## [DATA RECORDS]

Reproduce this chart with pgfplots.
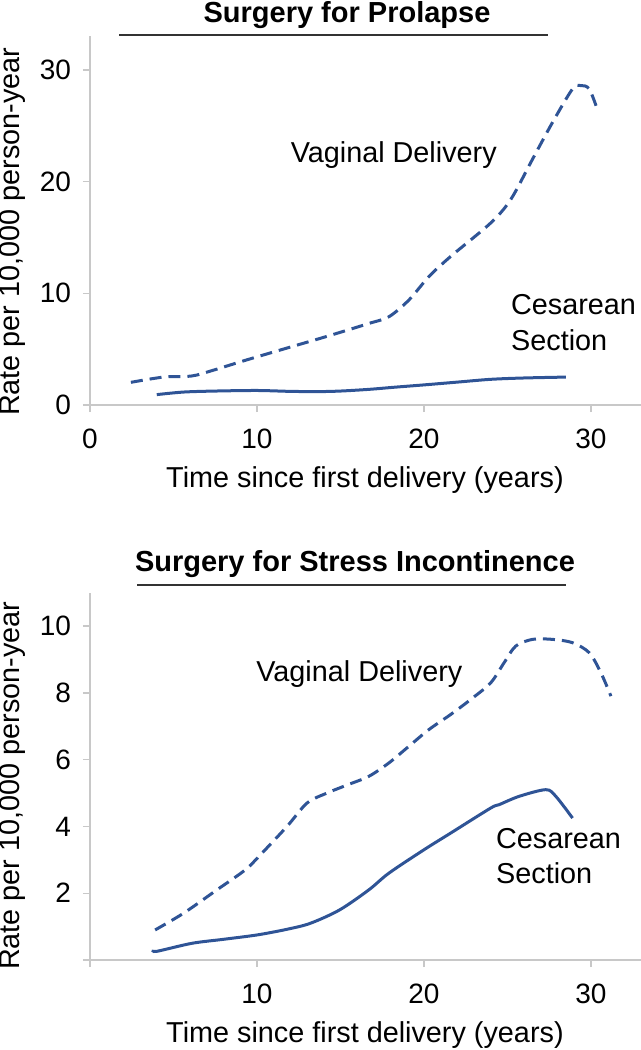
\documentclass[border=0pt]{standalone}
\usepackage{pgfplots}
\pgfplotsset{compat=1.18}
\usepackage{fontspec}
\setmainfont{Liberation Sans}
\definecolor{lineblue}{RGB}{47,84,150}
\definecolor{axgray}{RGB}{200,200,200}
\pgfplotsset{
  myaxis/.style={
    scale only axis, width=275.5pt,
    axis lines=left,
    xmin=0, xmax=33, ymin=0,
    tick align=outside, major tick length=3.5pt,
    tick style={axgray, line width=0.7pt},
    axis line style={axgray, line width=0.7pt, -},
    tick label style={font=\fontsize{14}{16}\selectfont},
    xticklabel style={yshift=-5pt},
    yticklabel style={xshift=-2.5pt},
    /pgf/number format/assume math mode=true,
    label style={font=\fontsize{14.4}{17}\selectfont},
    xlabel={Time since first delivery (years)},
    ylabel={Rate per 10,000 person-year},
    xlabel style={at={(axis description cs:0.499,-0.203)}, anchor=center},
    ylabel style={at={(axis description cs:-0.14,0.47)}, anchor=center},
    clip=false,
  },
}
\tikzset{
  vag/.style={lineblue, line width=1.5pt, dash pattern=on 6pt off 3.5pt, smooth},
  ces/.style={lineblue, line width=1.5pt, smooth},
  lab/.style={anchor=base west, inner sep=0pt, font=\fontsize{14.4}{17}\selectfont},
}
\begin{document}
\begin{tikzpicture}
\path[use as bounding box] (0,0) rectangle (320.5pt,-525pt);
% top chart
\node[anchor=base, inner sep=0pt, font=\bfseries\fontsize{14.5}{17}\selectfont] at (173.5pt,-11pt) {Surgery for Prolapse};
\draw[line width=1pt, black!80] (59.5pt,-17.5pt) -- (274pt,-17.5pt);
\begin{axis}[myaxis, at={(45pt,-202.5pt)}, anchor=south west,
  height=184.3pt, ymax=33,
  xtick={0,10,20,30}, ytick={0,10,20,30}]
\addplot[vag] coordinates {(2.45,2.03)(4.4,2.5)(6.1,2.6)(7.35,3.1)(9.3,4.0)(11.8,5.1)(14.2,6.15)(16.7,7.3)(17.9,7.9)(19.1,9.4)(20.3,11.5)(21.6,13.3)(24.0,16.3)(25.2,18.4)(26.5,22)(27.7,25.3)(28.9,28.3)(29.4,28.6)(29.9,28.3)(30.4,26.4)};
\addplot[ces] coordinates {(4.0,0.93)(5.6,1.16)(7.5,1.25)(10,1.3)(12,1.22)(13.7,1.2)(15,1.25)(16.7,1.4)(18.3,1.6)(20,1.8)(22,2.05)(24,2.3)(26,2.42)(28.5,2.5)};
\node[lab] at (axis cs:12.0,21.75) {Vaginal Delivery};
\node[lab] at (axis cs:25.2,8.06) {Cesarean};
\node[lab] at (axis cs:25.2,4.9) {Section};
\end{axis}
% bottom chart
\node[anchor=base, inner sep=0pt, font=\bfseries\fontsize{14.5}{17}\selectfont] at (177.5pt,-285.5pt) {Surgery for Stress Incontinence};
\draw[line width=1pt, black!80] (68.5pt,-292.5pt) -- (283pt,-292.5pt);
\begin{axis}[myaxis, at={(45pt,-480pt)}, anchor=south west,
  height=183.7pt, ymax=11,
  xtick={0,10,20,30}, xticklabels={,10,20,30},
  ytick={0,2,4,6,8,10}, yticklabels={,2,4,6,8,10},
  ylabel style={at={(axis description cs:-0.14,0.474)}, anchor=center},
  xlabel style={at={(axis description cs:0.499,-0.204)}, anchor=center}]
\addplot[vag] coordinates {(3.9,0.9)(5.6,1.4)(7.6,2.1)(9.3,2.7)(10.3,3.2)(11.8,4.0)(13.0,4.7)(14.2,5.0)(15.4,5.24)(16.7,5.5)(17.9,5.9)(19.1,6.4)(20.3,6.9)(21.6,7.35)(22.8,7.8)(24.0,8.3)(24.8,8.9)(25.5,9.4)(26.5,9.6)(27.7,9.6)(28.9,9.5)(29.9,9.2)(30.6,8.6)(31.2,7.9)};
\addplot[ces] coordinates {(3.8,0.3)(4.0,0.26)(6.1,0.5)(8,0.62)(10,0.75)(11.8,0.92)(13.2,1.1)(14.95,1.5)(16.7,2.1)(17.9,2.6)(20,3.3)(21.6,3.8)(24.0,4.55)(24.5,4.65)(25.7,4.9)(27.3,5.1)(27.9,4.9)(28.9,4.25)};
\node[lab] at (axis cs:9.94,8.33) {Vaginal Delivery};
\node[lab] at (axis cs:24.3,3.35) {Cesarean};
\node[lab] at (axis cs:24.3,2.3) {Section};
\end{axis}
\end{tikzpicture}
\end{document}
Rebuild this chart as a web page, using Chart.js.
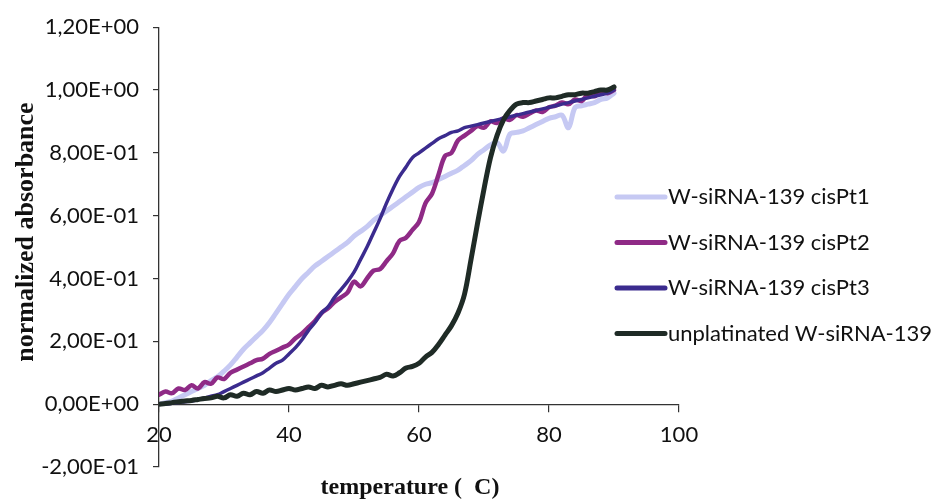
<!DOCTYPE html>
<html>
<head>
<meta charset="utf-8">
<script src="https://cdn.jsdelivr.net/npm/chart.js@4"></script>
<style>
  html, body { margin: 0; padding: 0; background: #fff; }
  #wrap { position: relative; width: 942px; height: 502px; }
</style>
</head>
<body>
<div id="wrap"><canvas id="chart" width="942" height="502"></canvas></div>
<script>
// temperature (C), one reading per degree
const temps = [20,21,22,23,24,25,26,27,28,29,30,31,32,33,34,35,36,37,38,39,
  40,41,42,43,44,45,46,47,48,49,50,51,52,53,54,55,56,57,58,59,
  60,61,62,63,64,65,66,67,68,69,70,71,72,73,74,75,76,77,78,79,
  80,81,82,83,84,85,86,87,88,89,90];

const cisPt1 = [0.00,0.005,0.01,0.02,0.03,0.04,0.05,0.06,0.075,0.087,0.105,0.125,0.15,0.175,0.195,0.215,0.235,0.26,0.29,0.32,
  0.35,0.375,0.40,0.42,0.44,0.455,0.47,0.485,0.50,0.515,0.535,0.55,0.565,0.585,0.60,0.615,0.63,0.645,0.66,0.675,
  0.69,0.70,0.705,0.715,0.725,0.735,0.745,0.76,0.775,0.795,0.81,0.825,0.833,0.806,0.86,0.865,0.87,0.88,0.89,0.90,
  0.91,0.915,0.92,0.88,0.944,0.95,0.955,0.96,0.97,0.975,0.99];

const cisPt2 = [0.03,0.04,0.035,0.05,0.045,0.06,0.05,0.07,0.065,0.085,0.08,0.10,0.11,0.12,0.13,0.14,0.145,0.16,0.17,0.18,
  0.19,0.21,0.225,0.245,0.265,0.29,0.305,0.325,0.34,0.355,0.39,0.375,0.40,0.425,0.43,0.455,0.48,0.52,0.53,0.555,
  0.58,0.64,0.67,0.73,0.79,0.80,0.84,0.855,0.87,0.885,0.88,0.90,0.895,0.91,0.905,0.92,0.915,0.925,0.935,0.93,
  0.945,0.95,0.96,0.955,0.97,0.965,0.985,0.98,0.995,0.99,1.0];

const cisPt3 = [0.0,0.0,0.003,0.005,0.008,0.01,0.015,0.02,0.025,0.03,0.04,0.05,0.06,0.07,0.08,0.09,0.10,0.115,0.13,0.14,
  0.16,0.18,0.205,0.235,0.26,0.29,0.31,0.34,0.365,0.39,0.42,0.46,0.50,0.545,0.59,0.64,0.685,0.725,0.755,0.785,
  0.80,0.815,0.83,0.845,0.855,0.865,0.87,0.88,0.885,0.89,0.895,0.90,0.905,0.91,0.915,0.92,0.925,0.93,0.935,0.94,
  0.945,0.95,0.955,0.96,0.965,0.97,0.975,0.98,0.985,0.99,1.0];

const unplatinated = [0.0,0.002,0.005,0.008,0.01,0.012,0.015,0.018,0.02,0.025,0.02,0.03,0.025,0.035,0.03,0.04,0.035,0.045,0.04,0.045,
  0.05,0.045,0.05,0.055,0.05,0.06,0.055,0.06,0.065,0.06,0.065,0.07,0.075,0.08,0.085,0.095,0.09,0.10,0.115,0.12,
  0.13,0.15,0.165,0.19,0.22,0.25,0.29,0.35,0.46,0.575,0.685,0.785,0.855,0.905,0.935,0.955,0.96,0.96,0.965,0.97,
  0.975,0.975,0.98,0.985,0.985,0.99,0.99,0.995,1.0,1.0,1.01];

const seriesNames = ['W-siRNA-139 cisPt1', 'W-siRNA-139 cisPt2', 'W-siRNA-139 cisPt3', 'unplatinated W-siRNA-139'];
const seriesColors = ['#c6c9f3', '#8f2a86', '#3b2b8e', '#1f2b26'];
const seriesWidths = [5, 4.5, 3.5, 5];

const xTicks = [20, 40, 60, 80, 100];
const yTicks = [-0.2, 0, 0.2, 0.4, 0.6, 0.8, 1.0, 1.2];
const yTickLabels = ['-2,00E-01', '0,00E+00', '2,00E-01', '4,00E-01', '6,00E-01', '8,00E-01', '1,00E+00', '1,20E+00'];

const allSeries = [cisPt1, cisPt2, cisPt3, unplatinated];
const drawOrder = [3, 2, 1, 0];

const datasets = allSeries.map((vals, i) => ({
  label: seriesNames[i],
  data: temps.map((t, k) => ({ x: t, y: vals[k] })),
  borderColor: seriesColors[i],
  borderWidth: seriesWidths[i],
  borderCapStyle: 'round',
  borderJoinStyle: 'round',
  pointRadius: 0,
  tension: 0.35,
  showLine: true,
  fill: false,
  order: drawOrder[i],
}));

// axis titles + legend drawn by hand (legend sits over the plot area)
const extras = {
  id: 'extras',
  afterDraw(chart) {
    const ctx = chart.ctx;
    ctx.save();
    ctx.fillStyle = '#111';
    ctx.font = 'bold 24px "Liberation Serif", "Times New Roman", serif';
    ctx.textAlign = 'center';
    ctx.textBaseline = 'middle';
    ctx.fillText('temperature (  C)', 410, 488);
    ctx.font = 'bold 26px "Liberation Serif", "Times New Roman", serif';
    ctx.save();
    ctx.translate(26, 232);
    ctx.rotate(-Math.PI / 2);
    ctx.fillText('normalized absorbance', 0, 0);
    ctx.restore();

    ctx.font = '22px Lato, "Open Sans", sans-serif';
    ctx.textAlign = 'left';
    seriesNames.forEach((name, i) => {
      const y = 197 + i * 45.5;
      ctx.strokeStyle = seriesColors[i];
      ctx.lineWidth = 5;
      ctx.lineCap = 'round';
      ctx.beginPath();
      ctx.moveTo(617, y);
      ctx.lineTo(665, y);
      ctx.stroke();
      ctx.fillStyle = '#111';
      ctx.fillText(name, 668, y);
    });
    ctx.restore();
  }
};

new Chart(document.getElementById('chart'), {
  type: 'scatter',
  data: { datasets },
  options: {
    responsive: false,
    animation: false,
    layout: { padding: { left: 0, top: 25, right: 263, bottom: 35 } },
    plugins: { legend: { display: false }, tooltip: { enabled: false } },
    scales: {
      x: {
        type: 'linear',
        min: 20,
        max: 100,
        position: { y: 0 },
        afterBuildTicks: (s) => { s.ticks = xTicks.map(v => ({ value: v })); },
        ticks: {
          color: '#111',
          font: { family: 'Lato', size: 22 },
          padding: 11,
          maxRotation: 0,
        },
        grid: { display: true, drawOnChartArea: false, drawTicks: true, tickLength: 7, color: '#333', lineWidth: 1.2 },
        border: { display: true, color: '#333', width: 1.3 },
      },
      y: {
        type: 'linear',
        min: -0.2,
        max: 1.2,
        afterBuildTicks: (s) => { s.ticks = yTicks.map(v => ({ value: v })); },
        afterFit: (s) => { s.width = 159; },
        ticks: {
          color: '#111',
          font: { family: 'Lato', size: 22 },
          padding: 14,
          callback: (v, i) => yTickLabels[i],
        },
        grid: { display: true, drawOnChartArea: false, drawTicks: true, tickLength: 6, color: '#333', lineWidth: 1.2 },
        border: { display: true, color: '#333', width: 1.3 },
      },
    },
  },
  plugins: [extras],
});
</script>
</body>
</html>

## [STATED PROBLEM]
Every line that holds the word "this" should be extracted.

## [FULL OUTPUT]
Reproduce this chart with pgfplots.
Rebuild this chart as a web page, using Chart.js.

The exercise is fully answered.